東洋埠頭が同社川崎支店での火災を巡り出光などと係争
2022/06/04 危機管理, 民法・商法

はじめに
2022年5月24日、東洋埠頭は川崎市川崎区にあった同社川崎支店で2019年に発生した火事をめぐって、延焼施設の事業者と所有者から損害賠償請求訴訟が提起されたことを文書で公表しました。火災は同社の支店のみならず周辺まで広がり、近隣施設に延焼したため、発電事業を行っている別企業にまで影響が出たことが、今回の訴訟の原因となっています。本記事では、火災事件の経緯と訴訟内容について詳しく見ていきましょう。
火災発生の経緯
東洋埠頭は、倉庫業・港湾運送業・自動車運送業等を展開する会社ですが、2019年4月16日、同社の川崎支店で火災が起こり、近隣の施設にも延焼する事件が起こりました。火災は川崎支店内のベルトコンベアで発生し、人的被害はありませんでした。川崎支店は床面積9661平方メートルの普通倉庫であり、2万2080平方メートルの青果物倉庫、収容力17万4500トンの穀物サイロを有するなど、大規模なバルク貨物を取り扱い可能な機能を備えており、多彩な荷役機械も保有していました。海陸一貫ターミナルとして運営されており、川崎市川崎区の中でも有数の巨大な倉庫でした。今回の火災では、木くずなどでできた大量の発電用燃料(木質ペレット・ヤシの種殻)がくすぶり続けた結果、鎮火が難航し、川崎市消防局が鎮火完了を発表したのは10日後の4月26日午後になってからでした。
火災による具体的な被害
この火災により、延焼した施設で発電事業を行なっていた京浜バイオマスパワーと、発電施設所有者の出光興産が、2022年3月28日付で東洋埠頭を相手に損害賠償請求訴訟を提起していました。請求金額はバイオマスパワー分で37億9423万8105円、出光興産分が2億6486万7975円となっています。
火災による損害賠償訴訟の過去の判例
失火責任法では、「民法709条の規定は失火の場合にはこれを適用せず。ただし失火者に重大なる過失ありたるときはこの限りにあらず。」という規定があります。これにより、失火者に重過失がなければ、不法行為に基づく、民法上の損害賠償請求をすることはできません。
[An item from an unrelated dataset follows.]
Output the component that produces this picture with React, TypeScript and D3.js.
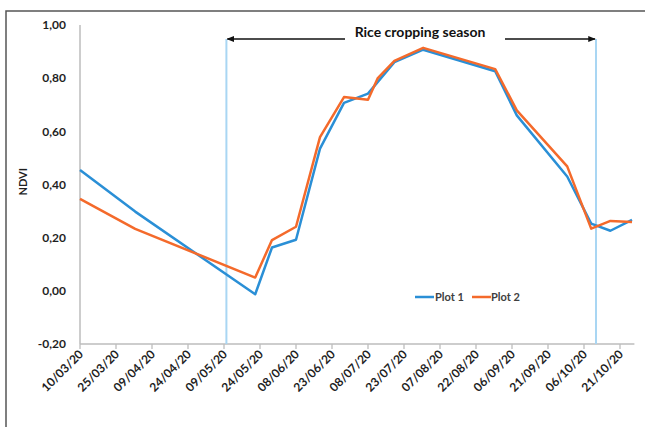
import React from "react";
import * as d3 from "d3";

const obsDates = ["2020-03-10","2020-04-02","2020-05-22","2020-05-29","2020-06-08","2020-06-18","2020-06-28","2020-07-08","2020-07-12","2020-07-19","2020-07-31","2020-08-30","2020-09-08","2020-09-29","2020-10-09","2020-10-17","2020-10-26"];
const plot1 = [0.455,0.298,-0.013,0.163,0.192,0.535,0.707,0.742,0.785,0.86,0.907,0.826,0.66,0.43,0.253,0.226,0.267];
const plot2 = [0.346,0.233,0.05,0.191,0.241,0.578,0.729,0.719,0.799,0.865,0.914,0.834,0.679,0.468,0.234,0.263,0.259];
const xTickLabels = ["10/03/20","25/03/20","09/04/20","24/04/20","09/05/20","24/05/20","08/06/20","23/06/20","08/07/20","23/07/20","07/08/20","22/08/20","06/09/20","21/09/20","06/10/20","21/10/20"];
const yTicks = [-0.2, 0, 0.2, 0.4, 0.6, 0.8, 1.0];
const seasonBounds = ["2020-05-10", "2020-10-11"];
const xDomain = ["2020-03-10", "2020-10-27"];
const seriesNames = ["Plot 1", "Plot 2"];
const seasonLabel = "Rice cropping season";

const W = 645, H = 427;
const FONT = "Lato, 'Open Sans', sans-serif";
const BLUE = "#2a8fd6";
const ORANGE = "#f46a2b";
const TXT = "#1f1f1f";

export default function App() {
  const parse = d3.utcParse("%Y-%m-%d");
  const parseTick = d3.utcParse("%d/%m/%y");
  const x = d3.scaleUtc().domain(xDomain.map((d) => parse(d)!)).range([80, 634.4]);
  const y = d3.scaleLinear().domain([-0.2, 1.0]).range([344, 25]);
  const line = d3
    .line<[Date, number]>()
    .x((d) => x(d[0]))
    .y((d) => y(d[1]));
  const d1 = obsDates.map((d, i) => [parse(d)!, plot1[i]] as [Date, number]);
  const d2 = obsDates.map((d, i) => [parse(d)!, plot2[i]] as [Date, number]);
  const fmt = (v: number) => d3.format(".2f")(v).replace(".", ",").replace("−", "-");
  const sx = seasonBounds.map((d) => x(parse(d)!));
  const arrowY = 39;
  const [x0, x1] = x.range();

  return (
    <svg
      width={W}
      height={H}
      style={{ position: "absolute", left: 0, top: 0, background: "#fff" }}
      fontFamily={FONT}
    >
      <defs>
        <marker id="ah" viewBox="0 0 10 10" refX="9" refY="5" markerWidth="5" markerHeight="5" orient="auto-start-reverse">
          <path d="M0,1 L10,5 L0,9 z" fill="#111" />
        </marker>
      </defs>
      <rect x={0} y={0} width={W} height={H} fill="#fff" />
      <path d={`M6,${H} L6,11 L${W},11`} fill="none" stroke="#555" strokeWidth={1.5} />

      <line x1={x0} x2={x0} y1={y(1.0)} y2={y(-0.2)} stroke="#bdbdbd" strokeWidth={1.5} />
      <line x1={x0} x2={x1} y1={y(-0.2)} y2={y(-0.2)} stroke="#bdbdbd" strokeWidth={1.5} />
      {xTickLabels.map((t) => {
        const tx = x(parseTick(t)!);
        return (
          <g key={t}>
            <line x1={tx} x2={tx} y1={y(-0.2)} y2={y(-0.2) + 5} stroke="#bdbdbd" strokeWidth={1.3} />
            <text
              transform={`translate(${tx + 4},${y(-0.2) + 11}) rotate(-45)`}
              textAnchor="end"
              fontSize={12}
              fontWeight="bold"
              fill={TXT}
            >
              {t}
            </text>
          </g>
        );
      })}
      {yTicks.map((v) => (
        <text key={v} x={66} y={y(v)} dy="0.35em" textAnchor="end" fontSize={12} fontWeight="bold" fill={TXT}>
          {fmt(v)}
        </text>
      ))}
      <text
        transform={`translate(23,${y(0.41)}) rotate(-90)`}
        textAnchor="middle"
        dy="0.35em"
        fontSize={11}
        fontWeight="bold"
        fill={TXT}
      >
        NDVI
      </text>

      {sx.map((v, i) => (
        <line key={i} x1={v} x2={v} y1={arrowY} y2={y(-0.2)} stroke="#a9d6f3" strokeWidth={2} />
      ))}
      <line x1={sx[0] + 1} x2={345} y1={arrowY} y2={arrowY} stroke="#111" strokeWidth={1.5} markerStart="url(#ah)" />
      <line x1={505} x2={sx[1] - 1} y1={arrowY} y2={arrowY} stroke="#111" strokeWidth={1.5} markerEnd="url(#ah)" />
      <text x={420} y={37} textAnchor="middle" fontSize={14} fontWeight="bold" fill="#111">
        {seasonLabel}
      </text>

      <path d={line(d1)!} fill="none" stroke={BLUE} strokeWidth={2.5} strokeLinejoin="round" />
      <path d={line(d2)!} fill="none" stroke={ORANGE} strokeWidth={2.5} strokeLinejoin="round" />

      <g fontSize={11} fontWeight="bold" fill="#404040">
        <line x1={415} x2={434} y1={297} y2={297} stroke={BLUE} strokeWidth={2.5} />
        <text x={435} y={297} dy="0.35em">{seriesNames[0]}</text>
        <line x1={472} x2={491} y1={297} y2={297} stroke={ORANGE} strokeWidth={2.5} />
        <text x={491} y={297} dy="0.35em">{seriesNames[1]}</text>
      </g>
    </svg>
  );
}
「重過失」とは、最高裁昭和32年7月9日判決によると、「わずかの注意さえすれば、たやすく違法有害な結果を予見することができた場合であるのに、漫然これを見すごしたような、ほとんど故意に近い注意欠如の状態」のことを指しています。一方で、下級審判決では自らの過失で火災を生じさせた場合、基本的に重過失が認められており、業務上の注意義務違反がある場合には、その違反により重過失と判断する傾向があります。火災による損害賠償訴訟の判例を見てみると、東京地裁昭和56年5月19日判決では、ガスコンロで揚げものの調理をしている最中に調理人が調理室を出て料理の下準備をしているときに、ガスコンロの火が油に引火して火災となった事案では、損害賠償が認められています。また、東京地裁平成27年1月15日判決では、家族で営む鋳物製造工場から出火して周辺に被害を与えたことにより近隣住民らが損害賠償請求した事案について、居室で休み、高温の鋳型について特段の監視を行っていなかったことが認められ、同じく、原告の損害賠償請求が認められています。
コメント
東洋埠頭は今回の控訴を受けて、事実関係の認識などに相違があるため、訴状の内容を精査したうえで適切に対処することを文書で述べています。また、訴訟の推移によっては、同社のの経営成績に影響を及ぼす可能性はあるものの、現時点ではその影響額は不明としています。文書の最後で同社は、今後開示すべき事項が発生した場合は速やかに報告をすることを述べています。今後の係争では、同社から発生した火災について、過失が認められるかがポイントとなりそうです。